**WHAT YOU ARE ASKED TO DO**
Leave out the pictures, and write out exactly the lines from the beginning of the material to the line holding "import * as", that line included, and nothing else.
— start of GIVEN INFORMATION —
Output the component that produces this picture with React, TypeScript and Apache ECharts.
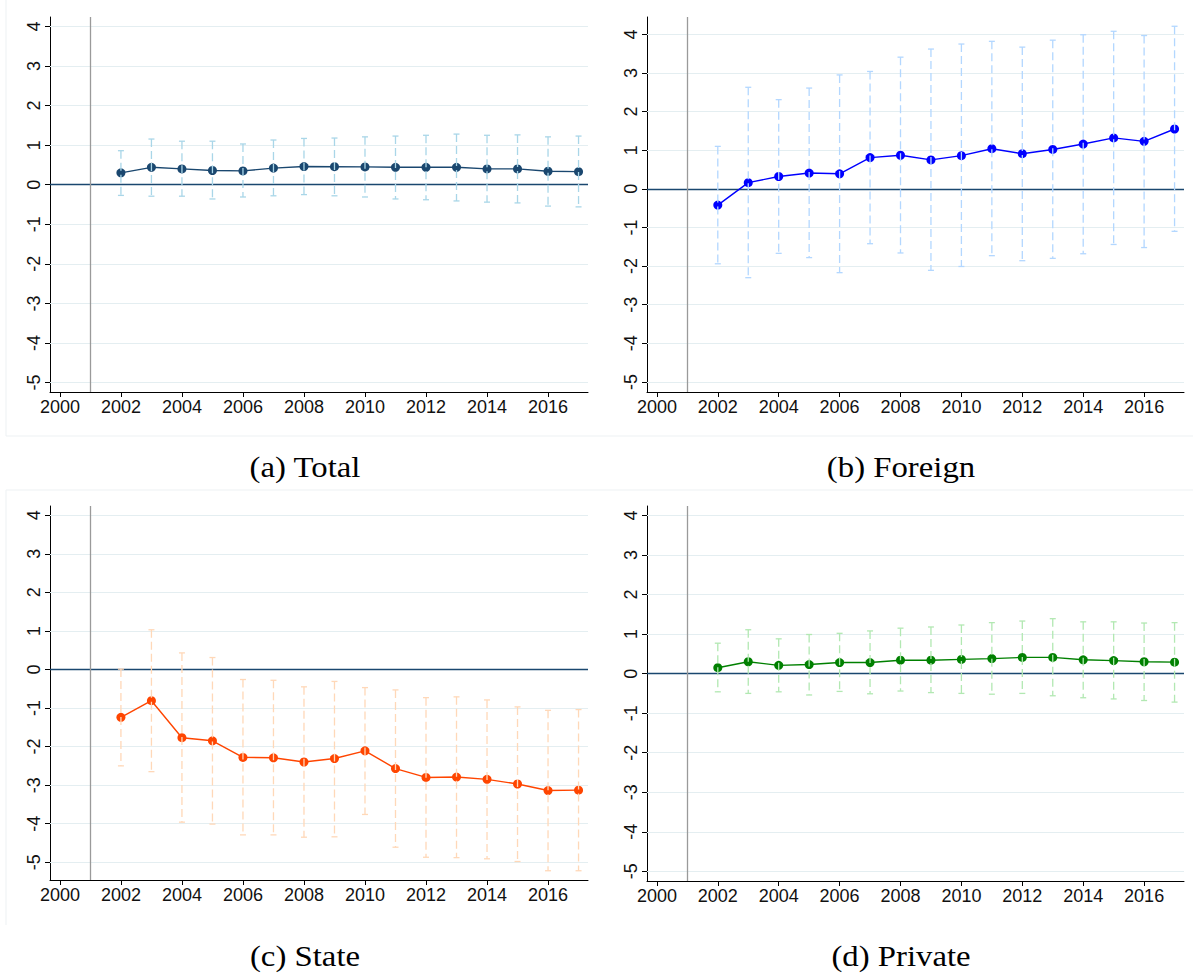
import React, { useEffect, useRef } from "react";
import * as echarts from "echarts";

const years = [2002, 2003, 2004, 2005, 2006, 2007, 2008, 2009, 2010, 2011, 2012, 2013, 2014, 2015, 2016, 2017];
const xTicks = [2000, 2002, 2004, 2006, 2008, 2010, 2012, 2014, 2016];
const yTicks = [-5, -4, -3, -2, -1, 0, 1, 2, 3, 4];
const treatYear = 2001;

const totalEst = [0.30, 0.44, 0.40, 0.36, 0.35, 0.42, 0.46, 0.455, 0.45, 0.44, 0.44, 0.44, 0.40, 0.40, 0.34, 0.33];
const totalHi = [0.86, 1.155, 1.10, 1.10, 1.03, 1.13, 1.17, 1.18, 1.21, 1.23, 1.25, 1.28, 1.25, 1.26, 1.21, 1.23];
const totalLo = [-0.27, -0.29, -0.29, -0.36, -0.31, -0.28, -0.25, -0.28, -0.31, -0.36, -0.38, -0.41, -0.44, -0.46, -0.54, -0.56];

const foreignEst = [-0.42, 0.16, 0.32, 0.41, 0.39, 0.81, 0.87, 0.75, 0.86, 1.04, 0.91, 1.02, 1.16, 1.32, 1.23, 1.55];
const foreignHi = [1.10, 2.63, 2.31, 2.61, 2.95, 3.04, 3.41, 3.62, 3.75, 3.82, 3.67, 3.85, 3.99, 4.08, 3.97, 4.21];
const foreignLo = [-1.94, -2.30, -1.67, -1.78, -2.17, -1.42, -1.66, -2.11, -2.01, -1.73, -1.86, -1.80, -1.68, -1.44, -1.52, -1.10];

const stateEst = [-1.24, -0.81, -1.77, -1.85, -2.28, -2.29, -2.40, -2.31, -2.11, -2.57, -2.80, -2.79, -2.85, -2.97, -3.14, -3.13];
const stateHi = [0.01, 1.03, 0.43, 0.31, -0.26, -0.28, -0.45, -0.31, -0.47, -0.53, -0.73, -0.71, -0.79, -0.97, -1.06, -1.04];
const stateLo = [-2.50, -2.65, -3.96, -4.01, -4.29, -4.29, -4.35, -4.34, -3.76, -4.61, -4.87, -4.88, -4.91, -4.98, -5.22, -5.22];

const privateEst = [0.15, 0.30, 0.21, 0.23, 0.28, 0.28, 0.34, 0.34, 0.36, 0.38, 0.41, 0.41, 0.35, 0.33, 0.30, 0.29];
const privateHi = [0.77, 1.11, 0.88, 0.99, 1.02, 1.08, 1.15, 1.18, 1.23, 1.29, 1.33, 1.39, 1.31, 1.31, 1.28, 1.29];
const privateLo = [-0.46, -0.50, -0.46, -0.54, -0.45, -0.51, -0.44, -0.48, -0.50, -0.52, -0.50, -0.56, -0.61, -0.64, -0.68, -0.72];

const panels = [
  { caption: "(a) Total", est: totalEst, hi: totalHi, lo: totalLo, color: "#1a476f", ciColor: "#a9d6e8",
    grid: { left: 50, top: 17, width: 538, height: 375 }, yMin: -5.24, yMax: 4.24, cap: [305, 467],
    frame: [[6, 0, 6, 436], [6, 436, 595, 436]] },
  { caption: "(b) Foreign", est: foreignEst, hi: foreignHi, lo: foreignLo, color: "#0000ff", ciColor: "#b3d7ff",
    grid: { left: 647, top: 17, width: 537, height: 375 }, yMin: -5.26, yMax: 4.45, cap: [901, 467],
    frame: [[595, 436, 1193, 436]] },
  { caption: "(c) State", est: stateEst, hi: stateHi, lo: stateLo, color: "#ff4500", ciColor: "#ffd8b8",
    grid: { left: 50, top: 506, width: 538, height: 374 }, yMin: -5.46, yMax: 4.24, cap: [305, 956],
    frame: [[6, 490, 595, 490], [6, 490, 6, 925]] },
  { caption: "(d) Private", est: privateEst, hi: privateHi, lo: privateLo, color: "#008000", ciColor: "#b2e8b2",
    grid: { left: 647, top: 506, width: 537, height: 375 }, yMin: -5.245, yMax: 4.24, cap: [901, 956],
    frame: [[595, 490, 1193, 490]] },
];

export default function App() {
  const ref = useRef<HTMLDivElement>(null);
  useEffect(() => {
    if (!ref.current) return;
    const chart = echarts.init(ref.current, null, { renderer: "svg" });
    const grids: any[] = [];
    const xAxes: any[] = [];
    const yAxes: any[] = [];
    const series: any[] = [];
    const graphics: any[] = [];
    panels.forEach((p, i) => {
      grids.push({ ...p.grid, containLabel: false });
      xAxes.push({
        type: "value", gridIndex: i, min: 1999.675, max: 2017.31,
        axisLine: { show: true, onZero: false, lineStyle: { color: "#000", width: 1 } },
        axisTick: { show: true, length: 5, customValues: xTicks, lineStyle: { color: "#000", width: 1 } },
        axisLabel: { show: true, customValues: xTicks, margin: 6, color: "#111", fontSize: 18, fontFamily: "Liberation Sans",
          formatter: (v: number) => String(v) },
        splitLine: { show: false },
      });
      yAxes.push({
        type: "value", gridIndex: i, min: p.yMin, max: p.yMax,
        axisLine: { show: true, onZero: false, lineStyle: { color: "#000", width: 1 } },
        axisTick: { show: true, length: 5, customValues: yTicks, lineStyle: { color: "#000", width: 1 } },
        axisLabel: { show: true, customValues: yTicks, rotate: 90, margin: 7, color: "#111", fontSize: 18, fontFamily: "Liberation Sans",
          formatter: (v: number) => String(v) },
        splitLine: { show: false },
      });
      series.push({
        type: "line", xAxisIndex: i, yAxisIndex: i, z: 3,
        data: years.map((y, k) => [y, p.est[k]]),
        symbol: "circle", symbolSize: 9, showSymbol: true,
        itemStyle: { color: p.color },
        lineStyle: { color: p.color, width: 1.4 },
        markLine: {
          silent: true, symbol: "none", z: 1, animation: false,
          label: { show: false },
          data: [
            ...yTicks.filter((v) => v !== 0).map((v) => ({ yAxis: v, lineStyle: { color: "#e4eef1", width: 1, type: "solid" } })),
            { yAxis: 0, lineStyle: { color: "#1a476f", width: 1.3, type: "solid" } },
            { xAxis: treatYear, lineStyle: { color: "#9a9a9a", width: 1.3, type: "solid" } },
          ],
        },
      });
      const ciColor = p.ciColor;
      series.push({
        type: "custom", xAxisIndex: i, yAxisIndex: i, z: 4,
        data: years.map((y, k) => [y, p.lo[k], p.hi[k]]),
        encode: { x: 0, y: [1, 2] },
        renderItem: (params: any, api: any) => {
          const x = api.value(0);
          const lo = api.coord([x, api.value(1)]);
          const hi = api.coord([x, api.value(2)]);
          const c = 3;
          return {
            type: "group",
            children: [
              { type: "line", shape: { x1: hi[0], y1: hi[1], x2: lo[0], y2: lo[1] },
                style: { stroke: ciColor, lineWidth: 1.3, lineDash: [8, 4], fill: null } },
              { type: "line", shape: { x1: hi[0] - c, y1: hi[1], x2: hi[0] + c, y2: hi[1] },
                style: { stroke: ciColor, lineWidth: 1.3, fill: null } },
              { type: "line", shape: { x1: lo[0] - c, y1: lo[1], x2: lo[0] + c, y2: lo[1] },
                style: { stroke: ciColor, lineWidth: 1.3, fill: null } },
            ],
          };
        },
      });
      p.frame.forEach((f) => {
        graphics.push({
          type: "line", silent: true, z: 0,
          shape: { x1: f[0], y1: f[1], x2: f[2], y2: f[3] },
          style: { stroke: "#edf1f3", lineWidth: 1 },
        });
      });
      graphics.push({
        type: "text", x: p.cap[0], y: p.cap[1], scaleX: 1.13, silent: true,
        style: { text: p.caption, fill: "#000", fontSize: 29, fontFamily: "Liberation Serif", align: "center", verticalAlign: "middle" },
      });
    });
    chart.setOption({
      animation: false,
      backgroundColor: "#ffffff",
      grid: grids,
      xAxis: xAxes,
      yAxis: yAxes,
      series,
      graphic: graphics,
    });
    return () => chart.dispose();
  }, []);
  return <div ref={ref} style={{ position: "absolute", left: 0, top: 0, width: 1193, height: 976 }} />;
}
— end of GIVEN INFORMATION —
**ANSWER TO THE PROBLEM**
Output the component that produces this picture with React, TypeScript and Apache ECharts.
import React, { useEffect, useRef } from "react";
import * as echarts from "echarts";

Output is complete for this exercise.